Just Finished Reading: Rebel Writers – The Accidental Feminists by Celia Brayfield (FP: 2019) [246pp]
I’d heard of a group of male authors in the 50’s and 60’s called The Angry Young Men (writers such as Stan Barstow, John Braine, John Osborne and Alan Sillitoe amongst others) and I even have some, typically unread, books by them but I had never heard about the ‘Angry Young Women’ who were their contemporaries. Of course, much was made of the men’s efforts and many column inches appeared in the papers discussing their new, radical, ‘kitchen sink drama’ style of writing featured between the pages of a book or on the BBC’s Play of the Week. The women, and often very young women, were seen as more exotic and not a little transgressive – becoming published authors in their TEENS and writing about poverty, sex, abortion (illegal at that time) and contraception (difficult to obtain until the advent of the Pill and even then, only initially available to married women). In some cases, most notably with Edna O’Brien, their books were vilified and, in some cases, actively banned for years after initial publication. Even a successful print run had its own problems attached – from media pressure, fame (however brief) and the fact that the youngest authors had to have their financial affairs countersigned by their husbands or fathers.
What these women authors chronicled – although they were singularly unaware of it at the time – was a radical change in British life as old the certainties of their parent’s generation gave way to the more radical, more free and more open 1950’s and 1960’s. They brought, intentionally or not, many of the daily problems experienced by women, and especially working-class women, into the public (and middle-class) domain which inevitably raised questions about solutions of poverty, single parenthood, divorce, childcare, prostitution, the legalisation of abortion, homosexuality, race issues and much more. These authors – both men and women – introduced a new perspective into modern literature: from the bottom looking up rather than from the top (or middle) looking down or, all too often, simply ignoring conditions that were long considered ‘beneath’ them. It was quite a revelation for everyone.

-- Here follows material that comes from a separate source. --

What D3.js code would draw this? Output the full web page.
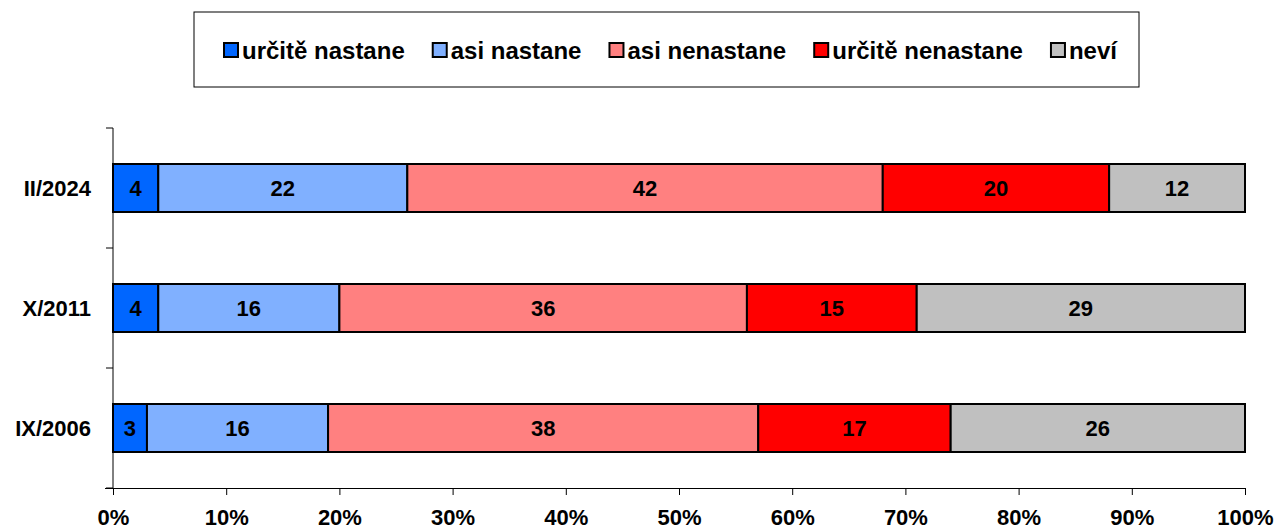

I’d come across this book (or at least the cover!) some time ago when searching for works on rebels, so when I saw it going cheap in my favourite Indie bookshop picked it up as at least potentially interesting. I’m so glad I did. Not only did I learn a great deal about these authors – only one (Edna O’Brien) I’d tried before – but also about the times they wrote about. Although I hadn’t actually heard of many of the authors before, I had come across much of their output in movie adaptation or in play form on TV such as ‘The L-shaped Room’, ‘A Taste of Honey’, ‘Up the Junction’, ‘Poor Cow’ and ‘Georgy Girl’. What made an already interesting subject even more so was the excellent writing by the author who melded together the lives of the authors themselves, the times they were writing in (and about), the on-going social upheaval they witnessed and helped along, the reactions of critics and the reading public (plus both politicians and churchmen) to their output and much else perfectly. It was all quite fascinating! If you have any interest in this radical period of British literature and theatre or just in post-War Britain and the emergence of the ‘Swinging Sixties’ this is a definite recommendation.